С его словами нельзя было не согласиться, и Дафна кивнула, а он засмеялся и покачал головой:
– В народе об этом, кажется, говорят так: «Она меня не понимает». Ты уже такое раньше слышала?
– Ага. – Она отхлебнула из их общей банки с газировкой и засмеялась. – Слышала. Я думаю, что, может быть, поэтому я тоже живу одна. Чертовски трудно было бы кому-то объяснить, почему я работаю по восемнадцать часов в сутки и в шесть утра еле доползаю до постели, словно меня били. Это мой хлеб, и вряд ли на него согласился бы еще кто-то. Меня это устраивает. Но нормальному человеку это бы не подошло.
– Скорее всего. – Джастин улыбнулся, ощущая с ней определенное родство. – Разве что тому, у кого такие же привычки. Иногда я читаю всю ночь, до восхода солнца. Великолепное чувство.
– Да. – Дафна тоже улыбнулась. – Я это обожаю. Знаешь, наверное, в жизни есть этап, когда лучше быть одному. Раньше я так не думала, но теперь твердо это знаю. У меня, по-моему, как раз такой случай.

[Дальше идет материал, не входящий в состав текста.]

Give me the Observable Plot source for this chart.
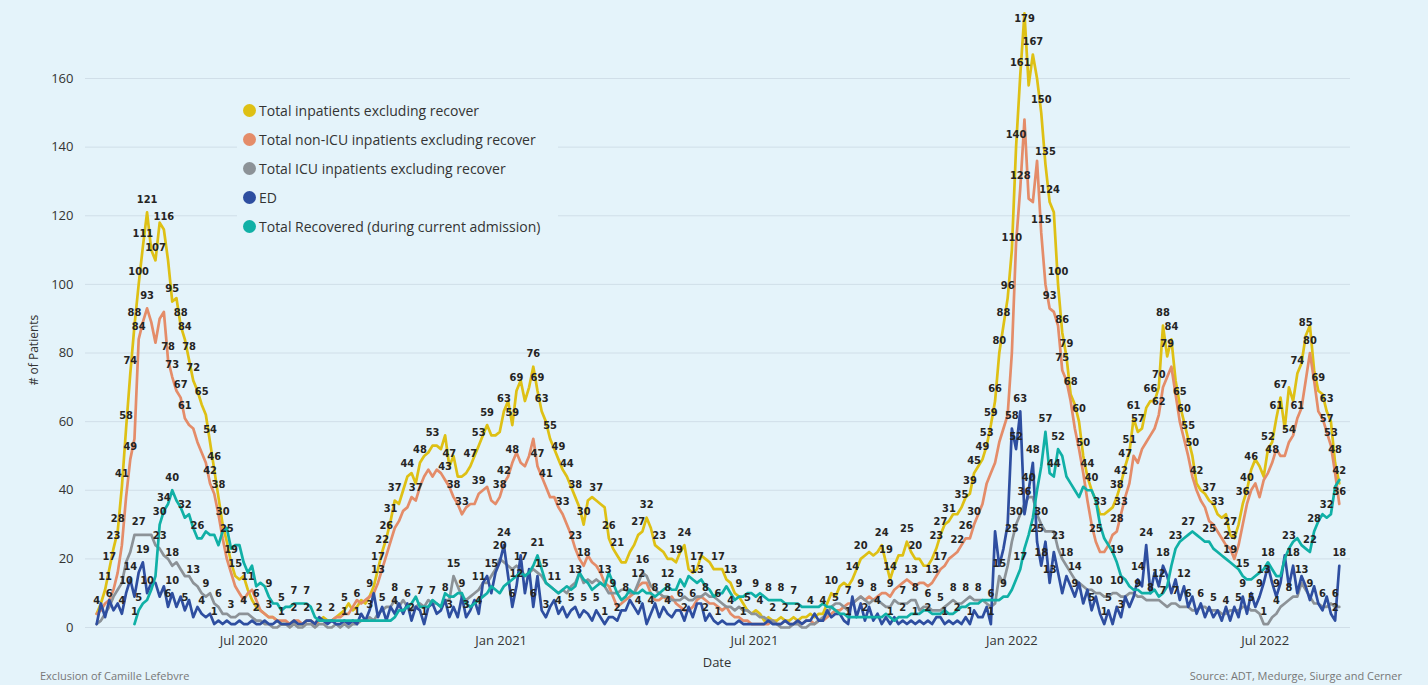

Она отдала ему банку, – он ее допил и поставил.
– Я с этим не согласен. Я не хочу всю жизнь быть один, но в то же время не хочу связывать свою жизнь с той, которая мне не подходит. Наверное, сейчас я достиг этапа, когда предпочитаю быть один, чем с неподходящей женщиной. Но я все еще верю, не могу не верить, что где-то есть именно та, которая мне нужна и которая сделает меня счастливым. Я просто ее еще не нашел.
Дафна подняла пустую банку:
– Желаю удачи!
– Ты думаешь, такую найти невозможно?
Он был удивлен. Ее книги убеждали в чем-то противоположном. Казалось, что она верит в любовь и счастливые союзы, хотя хорошо понимает, что такое несчастье и утраты.
– Я не считаю, что это невозможно, Джастин. Я находила дважды.
– Ну? И что?
– Они оба погибли.
– Вот гадство. – Он сочувствовал.
– Да. И я не думаю, что такой шанс возможен еще раз.
– То есть ты сдалась?
Они настроились на честный разговор, и Дафна была откровенна.
– Почти. У меня было все, чего я желала, теперь у меня есть моя работа и мой сын. Этого достаточно.
– В самом деле?
– Для меня да. Сейчас. Так продолжается уже долгое время, и у меня нет желания это менять.
Дафна слегка кривила душой. Были моменты, когда ей очень хотелось, чтобы кто-нибудь ее обнял, но она слишком боялась возможной новой потери.